__SET TASK__.
Omit the pictures and print exactly the lines of the listing below, starting at the first and ending at the line containing "import plotly.graph_objects as go".

+-------+

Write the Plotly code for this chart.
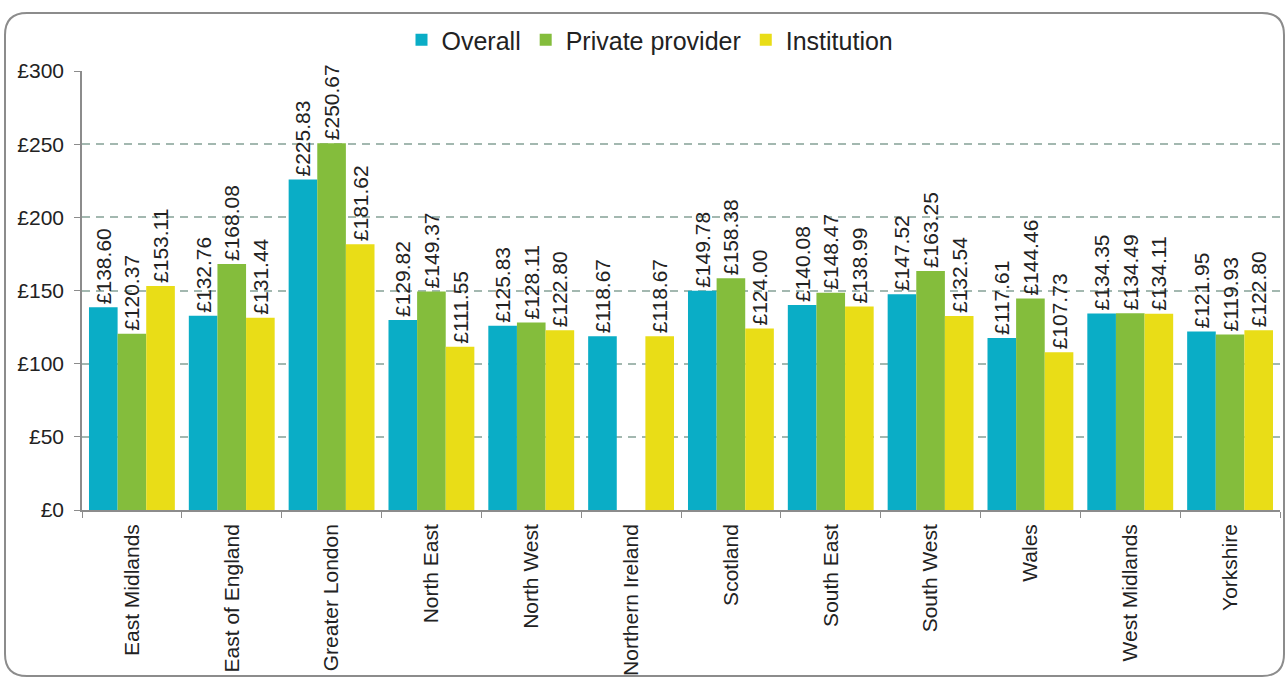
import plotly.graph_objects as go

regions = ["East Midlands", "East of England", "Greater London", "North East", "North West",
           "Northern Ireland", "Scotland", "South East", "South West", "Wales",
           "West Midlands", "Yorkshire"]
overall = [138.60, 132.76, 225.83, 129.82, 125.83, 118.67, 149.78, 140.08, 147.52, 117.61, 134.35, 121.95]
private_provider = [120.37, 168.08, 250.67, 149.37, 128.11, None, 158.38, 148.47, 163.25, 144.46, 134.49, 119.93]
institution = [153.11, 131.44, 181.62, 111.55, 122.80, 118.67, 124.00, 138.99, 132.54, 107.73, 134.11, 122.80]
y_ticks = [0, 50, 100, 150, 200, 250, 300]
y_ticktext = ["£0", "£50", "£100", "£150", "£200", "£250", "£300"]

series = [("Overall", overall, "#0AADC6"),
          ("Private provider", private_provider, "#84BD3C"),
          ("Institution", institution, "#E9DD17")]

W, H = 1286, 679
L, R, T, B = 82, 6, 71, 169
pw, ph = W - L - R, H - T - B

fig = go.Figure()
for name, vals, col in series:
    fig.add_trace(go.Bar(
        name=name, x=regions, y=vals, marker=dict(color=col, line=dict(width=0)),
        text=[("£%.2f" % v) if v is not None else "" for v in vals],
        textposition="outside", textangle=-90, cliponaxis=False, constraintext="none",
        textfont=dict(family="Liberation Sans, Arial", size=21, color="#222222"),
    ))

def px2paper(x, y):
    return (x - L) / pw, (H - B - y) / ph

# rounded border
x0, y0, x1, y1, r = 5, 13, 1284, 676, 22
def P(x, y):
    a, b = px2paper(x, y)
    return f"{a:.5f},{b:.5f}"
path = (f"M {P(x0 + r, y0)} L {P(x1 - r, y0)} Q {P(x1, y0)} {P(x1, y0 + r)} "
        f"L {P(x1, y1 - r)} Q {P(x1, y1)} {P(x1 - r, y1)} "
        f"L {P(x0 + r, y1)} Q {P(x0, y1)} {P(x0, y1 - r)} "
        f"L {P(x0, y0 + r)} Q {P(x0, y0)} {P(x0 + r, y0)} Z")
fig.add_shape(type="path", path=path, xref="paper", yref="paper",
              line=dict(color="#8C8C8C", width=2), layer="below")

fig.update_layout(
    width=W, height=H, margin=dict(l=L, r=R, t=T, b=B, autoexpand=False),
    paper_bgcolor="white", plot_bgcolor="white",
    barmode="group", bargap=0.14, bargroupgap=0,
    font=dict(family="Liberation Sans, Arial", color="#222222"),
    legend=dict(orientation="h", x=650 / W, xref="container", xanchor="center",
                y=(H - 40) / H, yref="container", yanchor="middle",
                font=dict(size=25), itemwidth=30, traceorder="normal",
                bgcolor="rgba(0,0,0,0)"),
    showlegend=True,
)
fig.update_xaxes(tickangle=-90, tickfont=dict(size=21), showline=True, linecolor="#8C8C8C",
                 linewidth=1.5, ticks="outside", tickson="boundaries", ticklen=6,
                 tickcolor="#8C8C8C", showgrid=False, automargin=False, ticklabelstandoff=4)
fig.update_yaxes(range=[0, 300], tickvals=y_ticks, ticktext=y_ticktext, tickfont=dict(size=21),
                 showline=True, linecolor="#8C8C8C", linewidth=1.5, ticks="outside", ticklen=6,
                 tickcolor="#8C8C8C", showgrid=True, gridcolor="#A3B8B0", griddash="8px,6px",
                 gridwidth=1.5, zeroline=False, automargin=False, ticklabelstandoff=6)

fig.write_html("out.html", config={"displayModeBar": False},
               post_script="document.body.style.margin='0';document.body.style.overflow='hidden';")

+-------+

__OUTPUT OF THE EXERCISE__.
Write the Plotly code for this chart.
import plotly.graph_objects as go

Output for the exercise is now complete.